## Exercise directions
All the data below goes into the copy word for word, but the pictures don't.

═══ Dataset excerpt ═══

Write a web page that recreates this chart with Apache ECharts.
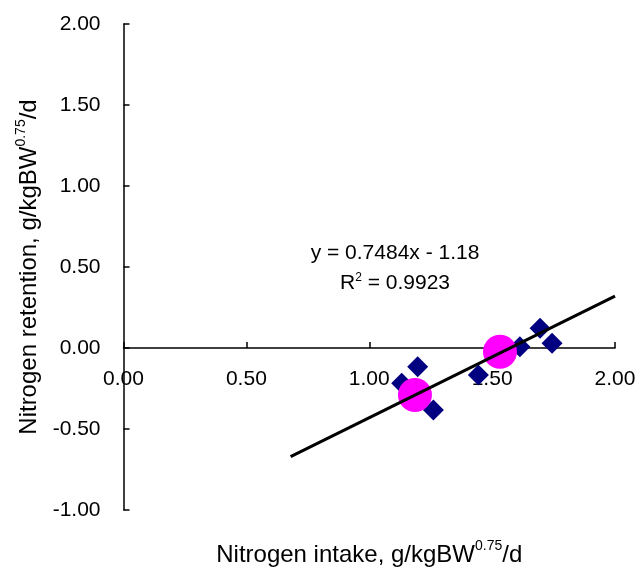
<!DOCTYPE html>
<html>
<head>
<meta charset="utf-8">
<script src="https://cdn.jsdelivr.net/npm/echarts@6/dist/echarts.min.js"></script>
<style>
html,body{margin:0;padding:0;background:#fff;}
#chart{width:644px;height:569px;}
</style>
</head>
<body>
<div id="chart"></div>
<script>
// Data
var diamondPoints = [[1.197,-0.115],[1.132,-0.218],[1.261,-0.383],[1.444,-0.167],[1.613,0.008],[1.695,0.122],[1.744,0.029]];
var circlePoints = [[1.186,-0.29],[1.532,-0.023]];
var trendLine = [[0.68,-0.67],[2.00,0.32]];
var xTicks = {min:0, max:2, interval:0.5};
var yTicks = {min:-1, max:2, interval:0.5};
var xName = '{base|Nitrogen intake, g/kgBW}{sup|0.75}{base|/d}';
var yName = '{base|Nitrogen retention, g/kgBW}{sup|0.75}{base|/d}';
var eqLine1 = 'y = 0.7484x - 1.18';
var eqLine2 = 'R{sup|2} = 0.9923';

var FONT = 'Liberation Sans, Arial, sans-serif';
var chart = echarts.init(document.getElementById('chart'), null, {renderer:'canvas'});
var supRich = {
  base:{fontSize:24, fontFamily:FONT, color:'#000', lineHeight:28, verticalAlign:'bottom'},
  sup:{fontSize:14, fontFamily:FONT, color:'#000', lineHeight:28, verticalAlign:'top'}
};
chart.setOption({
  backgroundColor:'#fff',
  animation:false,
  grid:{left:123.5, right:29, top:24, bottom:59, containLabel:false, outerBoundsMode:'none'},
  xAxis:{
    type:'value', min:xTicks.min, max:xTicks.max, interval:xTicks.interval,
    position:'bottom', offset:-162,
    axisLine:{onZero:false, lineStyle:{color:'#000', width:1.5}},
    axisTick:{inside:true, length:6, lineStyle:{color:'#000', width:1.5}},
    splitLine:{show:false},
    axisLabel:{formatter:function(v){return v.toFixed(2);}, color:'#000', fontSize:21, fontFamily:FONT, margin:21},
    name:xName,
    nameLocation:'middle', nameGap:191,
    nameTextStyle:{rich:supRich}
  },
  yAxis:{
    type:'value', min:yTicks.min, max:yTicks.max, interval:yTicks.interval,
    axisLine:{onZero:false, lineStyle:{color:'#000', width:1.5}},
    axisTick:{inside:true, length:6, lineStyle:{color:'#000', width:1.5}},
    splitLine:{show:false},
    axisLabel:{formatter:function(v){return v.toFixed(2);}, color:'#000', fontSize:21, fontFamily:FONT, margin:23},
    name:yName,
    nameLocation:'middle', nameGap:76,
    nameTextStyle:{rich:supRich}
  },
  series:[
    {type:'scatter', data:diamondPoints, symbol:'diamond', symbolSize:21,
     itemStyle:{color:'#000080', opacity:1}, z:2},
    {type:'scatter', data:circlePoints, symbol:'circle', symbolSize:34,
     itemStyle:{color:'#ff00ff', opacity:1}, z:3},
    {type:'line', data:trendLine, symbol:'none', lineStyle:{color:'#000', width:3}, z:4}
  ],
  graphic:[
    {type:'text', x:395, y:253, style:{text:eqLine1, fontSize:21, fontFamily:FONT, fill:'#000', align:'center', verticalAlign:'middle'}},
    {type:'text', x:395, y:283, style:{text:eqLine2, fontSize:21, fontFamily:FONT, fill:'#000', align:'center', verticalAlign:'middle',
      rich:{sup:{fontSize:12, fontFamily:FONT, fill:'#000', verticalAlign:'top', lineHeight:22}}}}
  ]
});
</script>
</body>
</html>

═══

## Complete answer
Write a web page that recreates this chart with Apache ECharts.
<!DOCTYPE html>
<html>
<head>
<meta charset="utf-8">
<script src="https://cdn.jsdelivr.net/npm/echarts@6/dist/echarts.min.js"></script>
<style>
html,body{margin:0;padding:0;background:#fff;}
#chart{width:644px;height:569px;}
</style>
</head>
<body>
<div id="chart"></div>
<script>
// Data
var diamondPoints = [[1.197,-0.115],[1.132,-0.218],[1.261,-0.383],[1.444,-0.167],[1.613,0.008],[1.695,0.122],[1.744,0.029]];
var circlePoints = [[1.186,-0.29],[1.532,-0.023]];
var trendLine = [[0.68,-0.67],[2.00,0.32]];
var xTicks = {min:0, max:2, interval:0.5};
var yTicks = {min:-1, max:2, interval:0.5};
var xName = '{base|Nitrogen intake, g/kgBW}{sup|0.75}{base|/d}';
var yName = '{base|Nitrogen retention, g/kgBW}{sup|0.75}{base|/d}';
var eqLine1 = 'y = 0.7484x - 1.18';
var eqLine2 = 'R{sup|2} = 0.9923';

var FONT = 'Liberation Sans, Arial, sans-serif';
var chart = echarts.init(document.getElementById('chart'), null, {renderer:'canvas'});
var supRich = {
  base:{fontSize:24, fontFamily:FONT, color:'#000', lineHeight:28, verticalAlign:'bottom'},
  sup:{fontSize:14, fontFamily:FONT, color:'#000', lineHeight:28, verticalAlign:'top'}
};
chart.setOption({
  backgroundColor:'#fff',
  animation:false,
  grid:{left:123.5, right:29, top:24, bottom:59, containLabel:false, outerBoundsMode:'none'},
  xAxis:{
    type:'value', min:xTicks.min, max:xTicks.max, interval:xTicks.interval,
    position:'bottom', offset:-162,
    axisLine:{onZero:false, lineStyle:{color:'#000', width:1.5}},
    axisTick:{inside:true, length:6, lineStyle:{color:'#000', width:1.5}},
    splitLine:{show:false},
    axisLabel:{formatter:function(v){return v.toFixed(2);}, color:'#000', fontSize:21, fontFamily:FONT, margin:21},
    name:xName,
    nameLocation:'middle', nameGap:191,
    nameTextStyle:{rich:supRich}
  },
  yAxis:{
    type:'value', min:yTicks.min, max:yTicks.max, interval:yTicks.interval,
    axisLine:{onZero:false, lineStyle:{color:'#000', width:1.5}},
    axisTick:{inside:true, length:6, lineStyle:{color:'#000', width:1.5}},
    splitLine:{show:false},
    axisLabel:{formatter:function(v){return v.toFixed(2);}, color:'#000', fontSize:21, fontFamily:FONT, margin:23},
    name:yName,
    nameLocation:'middle', nameGap:76,
    nameTextStyle:{rich:supRich}
  },
  series:[
    {type:'scatter', data:diamondPoints, symbol:'diamond', symbolSize:21,
     itemStyle:{color:'#000080', opacity:1}, z:2},
    {type:'scatter', data:circlePoints, symbol:'circle', symbolSize:34,
     itemStyle:{color:'#ff00ff', opacity:1}, z:3},
    {type:'line', data:trendLine, symbol:'none', lineStyle:{color:'#000', width:3}, z:4}
  ],
  graphic:[
    {type:'text', x:395, y:253, style:{text:eqLine1, fontSize:21, fontFamily:FONT, fill:'#000', align:'center', verticalAlign:'middle'}},
    {type:'text', x:395, y:283, style:{text:eqLine2, fontSize:21, fontFamily:FONT, fill:'#000', align:'center', verticalAlign:'middle',
      rich:{sup:{fontSize:12, fontFamily:FONT, fill:'#000', verticalAlign:'top', lineHeight:22}}}}
  ]
});
</script>
</body>
</html>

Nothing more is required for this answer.